Dolphin Zero Launches as a Privacy-Focused Mobile Browser

dolphin zero

Privacy is the word of the year, according to Dictionary.com, which comes as no surprise after all the NSA revelations (one of the latest being that they’re tracking you through cookies), the requests for reforming privacy laws, but also as part of a bigger trend towards taking back the privacy of our communications with apps like Snapchat, too (granted, Snapchat isn’t really private, since it doesn’t encrypt your communications end-to-end, but at least private in the anti-Facebook sense).

The makers of the Dolphin browser seem to have caught on to this trend, and are announcing Dolphin Zero, a mobile browser for Android, that automatically deletes your sensitive data such as browsing history, form data, passwords, website cookies and cached data & files, upon exit.

This is a good start, but we could already do this ourselves with any browser.

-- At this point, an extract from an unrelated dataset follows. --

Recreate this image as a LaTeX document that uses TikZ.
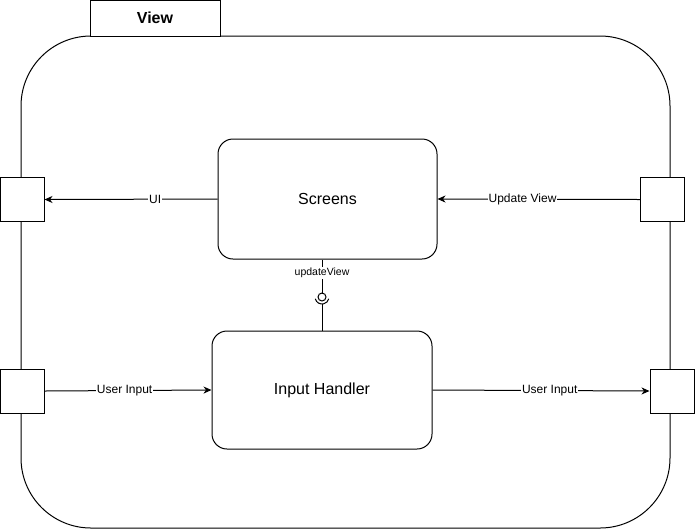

Of course, most of us never take that action, simply because it’s too cumbersome, and don’t even think about it when we exit our browsers. So making it so the data is deleted automatically without you even thinking about it, does significantly improve everyone’s privacy.

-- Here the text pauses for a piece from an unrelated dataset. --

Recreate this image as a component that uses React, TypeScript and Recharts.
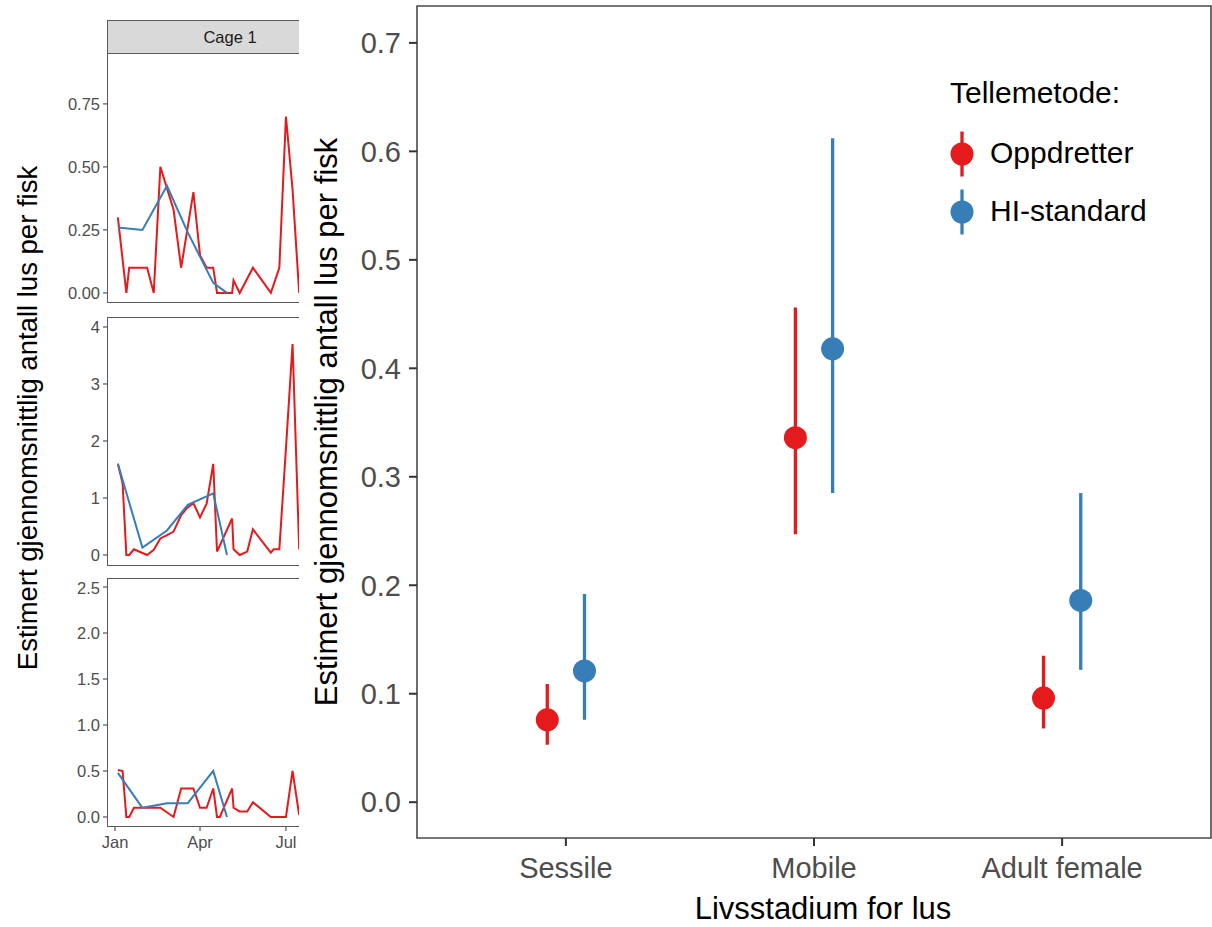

This is not where the privacy features end, though. They’ve also added the option to use privacy-oriented search engines like DuckDuckGo (and hopefully Ixquick, too, soon), which I say is mandatory to be set to default for privacy-oriented browsers, because much of the tracking is done through search engines.

They’ve also enabled Do Not Track by default, which I still think it’s mostly useless since advertising companies haven’t agreed to respect it. The way DNT works is that you’re sending a message to advertising companies letting them know that you do not wish to be tracked. However, the companies can easily dismiss your request. DNT doesn’t actually block companies from tracking you, which is what many people still think it’s what it does.

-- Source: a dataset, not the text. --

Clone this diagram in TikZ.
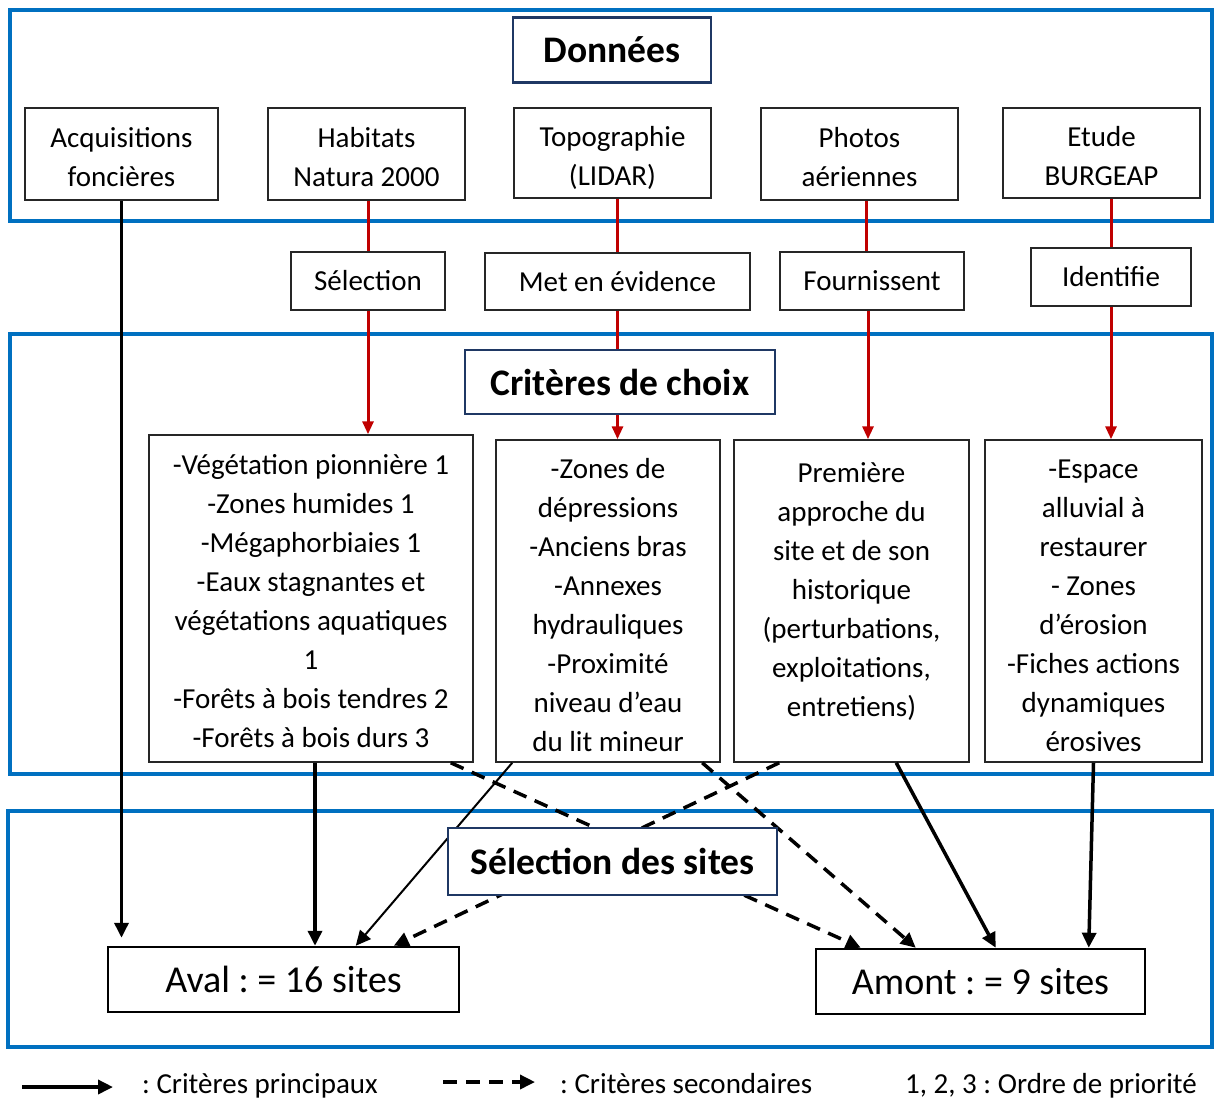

So I hope the people behind Dolphin also consider adding functionality like Ghostery, which automatically blocks tracking cookies as you receive them. This is something that’s already done by browsers like the Epic Browser, which is a Chromium-based highly privacy-oriented desktop browser. Hopefully, Dolphin Zero will try to replicate much of its privacy functionality in the future, while adding other functionality of their own, because it’s great to have this sort of browsers as an option.